Brel's a God. Nobody does melodrama quite like him - it ought to be embarrassing the way he carries on but somehow it works, because he's sincere I suppose. And he writes great tunes. So it's Brel for me. :)

I like Piaf too but her cutlery-rattling voice is more of an acquired taste. She didn't write her own material either. What I think is interesting about her is the way she is so strongly identified with place (Paris). Also love her relationship with the boxer Marcel Cerdan.

You should check out Ferrer and Brassens too if you like Brel. Brassens was bigger than Brel in France and he did his first ever gig outside France in Cardiff (at the Sherman). Think it was called Live in Great Britain.

D. last time I tried your Private Messages box it wasn't working mun. I did know about YMG at Hay and Stuart Moxham still hasn't answered my questions. Bastard.
 
i love some of Brassens stuff that i've heard. Ashamed to say it was through an interview with Alex Kapranos that i came across him
 
definitely Brassens over everybody else (I don't know much about Leo Ferre, the Ferrer mentioned above, I assume). the King as far as I am concerned.
he was a bit of an anarchist in his own way and on one occasion, De Gaulle thought he had called for general insurrection:D
 
Dubversion said:
i love some of Brassens stuff that i've heard. Ashamed to say it was through an interview with Alex Kapranos that i came across him

Yes, he's great. I got into him because of Jake Thackray who was influenced by him and covered a few of his songs.
 
Reno said:
Yes, he's great. I got into him because of Jake Thackrey who was influenced by him and covered a few of his songs.

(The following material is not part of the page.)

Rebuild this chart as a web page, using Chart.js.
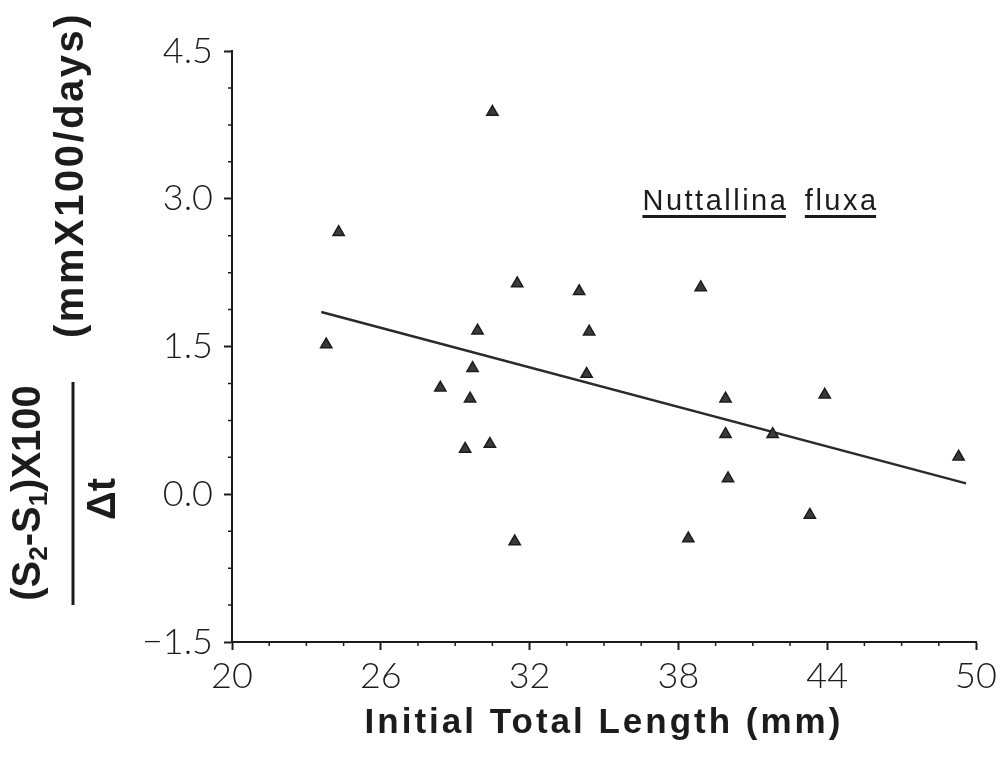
<!DOCTYPE html>
<html>
<head>
<meta charset="utf-8">
<title>Nuttallina fluxa growth</title>
<script src="https://cdn.jsdelivr.net/npm/chart.js@4.4.0/dist/chart.umd.min.js"></script>
<style>
    html, body { margin: 0; padding: 0; background: #fff; }
    #wrap { width: 1004px; height: 757px; }
</style>
</head>
<body>
<div id="wrap"><canvas id="growthChart" width="1004" height="757"></canvas></div>
<script>
// Initial total length (mm) and growth rate for each animal
const lengthMm   = [23.8, 24.3, 28.4, 29.4, 29.6, 29.7, 29.9, 30.4, 30.5, 31.4, 31.5, 34.0,
                    34.3, 34.4, 38.4, 38.9, 39.9, 39.9, 40.0, 41.8, 43.3, 43.9, 49.3];
const growthRate = [1.52, 2.66, 1.08, 0.46, 0.97, 1.28, 1.66, 0.51, 3.88, -0.48, 2.14, 2.06,
                    1.22, 1.65, -0.45, 2.10, 0.97, 0.61, 0.16, 0.61, -0.21, 1.01, 0.38];

// Least-squares line end points
const fitX = [23.6, 49.6];
const fitY = [1.85, 0.11];

// Axis ticks
const xTicks = [20, 26, 32, 38, 44, 50];
const yTicks = [-1.5, 0, 1.5, 3.0, 4.5];
const xMinorStep = 1.5;
const yMinorStep = 0.375;

const INK = '#1c1c1c';
const tickFont = { family: 'Lato, "DejaVu Sans", sans-serif', size: 36, weight: '300' };

// short minor ticks between the labelled ones
const minorTicks = {
    id: 'minorTicks',
    afterDraw(chart) {
        const ctx = chart.ctx;
        const xs = chart.scales.x, ys = chart.scales.y;
        const area = chart.chartArea;
        ctx.save();
        ctx.strokeStyle = INK;
        ctx.lineWidth = 1.5;
        ctx.beginPath();
        for (let v = xs.min; v <= xs.max + 1e-6; v += xMinorStep) {
            if (xTicks.some(t => Math.abs(t - v) < 1e-6)) continue;
            const px = xs.getPixelForValue(v);
            ctx.moveTo(px, area.bottom);
            ctx.lineTo(px, area.bottom + 4);
        }
        for (let v = ys.min; v <= ys.max + 1e-6; v += yMinorStep) {
            if (yTicks.some(t => Math.abs(t - v) < 1e-6)) continue;
            const py = ys.getPixelForValue(v);
            ctx.moveTo(area.left, py);
            ctx.lineTo(area.left - 4, py);
        }
        ctx.stroke();
        ctx.restore();
    }
};

function rotatedText(ctx, text, cx, cy, font, spacing) {
    ctx.save();
    ctx.translate(cx, cy);
    ctx.rotate(-Math.PI / 2);
    ctx.font = font;
    ctx.letterSpacing = spacing || '0px';
    ctx.textAlign = 'center';
    ctx.textBaseline = 'middle';
    ctx.fillText(text, 0, 0);
    ctx.restore();
}

// axis titles, the fraction on the y axis and the species name
const labels = {
    id: 'labels',
    afterDraw(chart) {
        const ctx = chart.ctx;
        const xs = chart.scales.x, ys = chart.scales.y;
        ctx.save();
        ctx.fillStyle = INK;
        ctx.strokeStyle = INK;

        // x axis title
        ctx.font = 'bold 35px "Liberation Sans", Arial, sans-serif';
        ctx.letterSpacing = '3px';
        ctx.textAlign = 'center';
        ctx.textBaseline = 'middle';
        ctx.fillText('Initial Total Length (mm)', 604, 723);
        ctx.letterSpacing = '0px';

        // y axis: units
        rotatedText(ctx, '(mmX100/days)', 72, 175, 'bold 40px "Liberation Sans", Arial, sans-serif', '2.5px');

        // y axis: numerator with subscripts
        const big = 'bold 40px "Liberation Sans", Arial, sans-serif';
        const small = 'bold 26px "Liberation Sans", Arial, sans-serif';
        const parts = [['(S', false], ['2', true], ['-S', false], ['1', true], [')X100', false]];
        ctx.save();
        ctx.translate(29, 493);
        ctx.rotate(-Math.PI / 2);
        ctx.textBaseline = 'middle';
        ctx.textAlign = 'left';
        let total = 0;
        parts.forEach(p => { ctx.font = p[1] ? small : big; total += ctx.measureText(p[0]).width; });
        let pos = -total / 2;
        parts.forEach(p => {
            ctx.font = p[1] ? small : big;
            ctx.fillText(p[0], pos, p[1] ? 11 : 0);
            pos += ctx.measureText(p[0]).width;
        });
        ctx.restore();

        // fraction bar and denominator
        ctx.lineWidth = 3;
        ctx.beginPath();
        ctx.moveTo(73, 382);
        ctx.lineTo(73, 605);
        ctx.stroke();
        rotatedText(ctx, '\u0394t', 104, 499, 'bold 40px "Liberation Sans", Arial, sans-serif');

        // species name, underlined word by word
        ctx.font = '29px "Liberation Sans", Arial, sans-serif';
        ctx.letterSpacing = '2.5px';
        ctx.textAlign = 'left';
        ctx.textBaseline = 'alphabetic';
        const bx = xs.getPixelForValue(36.55);
        const by = ys.getPixelForValue(2.885);
        const words = ['Nuttallina', 'fluxa'];
        let wx = bx;
        ctx.lineWidth = 3;
        words.forEach(w => {
            const wWidth = ctx.measureText(w).width - 2.5;
            ctx.fillText(w, wx, by);
            ctx.beginPath();
            ctx.moveTo(wx, by + 6.5);
            ctx.lineTo(wx + wWidth, by + 6.5);
            ctx.stroke();
            wx += wWidth + 19;
        });
        ctx.restore();
    }
};

const ctxGrowth = document.getElementById('growthChart').getContext('2d');
new Chart(ctxGrowth, {
    type: 'scatter',
    data: {
        datasets: [{
            label: 'Growth',
            data: lengthMm.map((x, i) => ({ x: x, y: growthRate[i] })),
            pointStyle: 'triangle',
            pointRadius: 6.5,
            backgroundColor: '#3a3a3a',
            borderColor: INK,
            borderWidth: 1.5
        }, {
            label: 'Fit',
            type: 'line',
            data: fitX.map((x, i) => ({ x: x, y: fitY[i] })),
            borderColor: '#2a2a2a',
            borderWidth: 2.5,
            pointRadius: 0,
            fill: false
        }]
    },
    options: {
        responsive: false,
        animation: false,
        layout: { padding: { left: 0, top: 51, right: 28, bottom: 0 } },
        plugins: {
            legend: { display: false },
            tooltip: { enabled: false }
        },
        scales: {
            x: {
                type: 'linear',
                min: 20,
                max: 50,
                afterBuildTicks: scale => { scale.ticks = xTicks.map(v => ({ value: v })); },
                afterFit: scale => { scale.height = 115; },
                ticks: { color: INK, font: tickFont, padding: 5, maxRotation: 0,
                         callback: v => String(v) },
                grid: { drawOnChartArea: false, drawTicks: true, tickLength: 8,
                        tickWidth: 2, tickColor: INK },
                border: { display: true, color: INK, width: 2 }
            },
            y: {
                type: 'linear',
                min: -1.5,
                max: 4.5,
                afterBuildTicks: scale => { scale.ticks = yTicks.map(v => ({ value: v })); },
                afterFit: scale => { scale.width = 232; },
                ticks: { color: INK, font: tickFont, padding: 11,
                         callback: v => (v < 0 ? '\u2212' : '') + Math.abs(v).toFixed(1) },
                grid: { drawOnChartArea: false, drawTicks: true, tickLength: 8,
                        tickWidth: 2, tickColor: INK },
                border: { display: true, color: INK, width: 2 }
            }
        }
    },
    plugins: [minorTicks, labels]
});
</script>
</body>
</html>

I may be mistaken but I think Thackray was the support act when Brassens played in Cardiff. He's an interesting feller too.
 
Brockway said:
Brel's a God. Nobody does melodrama quite like him - it ought to be embarrassing the way he carries on but somehow it works, because he's sincere I suppose. And he writes great tunes. So it's Brel for me. :)

I like Piaf too but her cutlery-rattling voice is more of an acquired taste. She didn't write her own material either. What I think is interesting about her is the way she is so strongly identified with place (Paris). Also love her relationship with the boxer Marcel Cerdan.

You should check out Ferrer and Brassens too if you like Brel. Brassens was bigger than Brel in France and he did his first ever gig outside France in Cardiff (at the Sherman). Think it was called Live in Great Britain.

D. last time I tried your Private Messages box it wasn't working mun. I did know about YMG at Hay and Stuart Moxham still hasn't answered my questions. Bastard.

voice that was once described by her friend, the poet Jean Cocteau, as like "being swept away on a wave of black velvet".

She also had the drink/morhpine/doomed love aspect
 
Baron Samedi said:
voice that was once described by her friend, the poet Jean Cocteau, as like "being swept away on a wave of black velvet".

She also had the drink/morhpine/doomed love aspect

I believe they died within hours of each other. as for the drink, she was a raving alcoholic and would become violent or something after a few.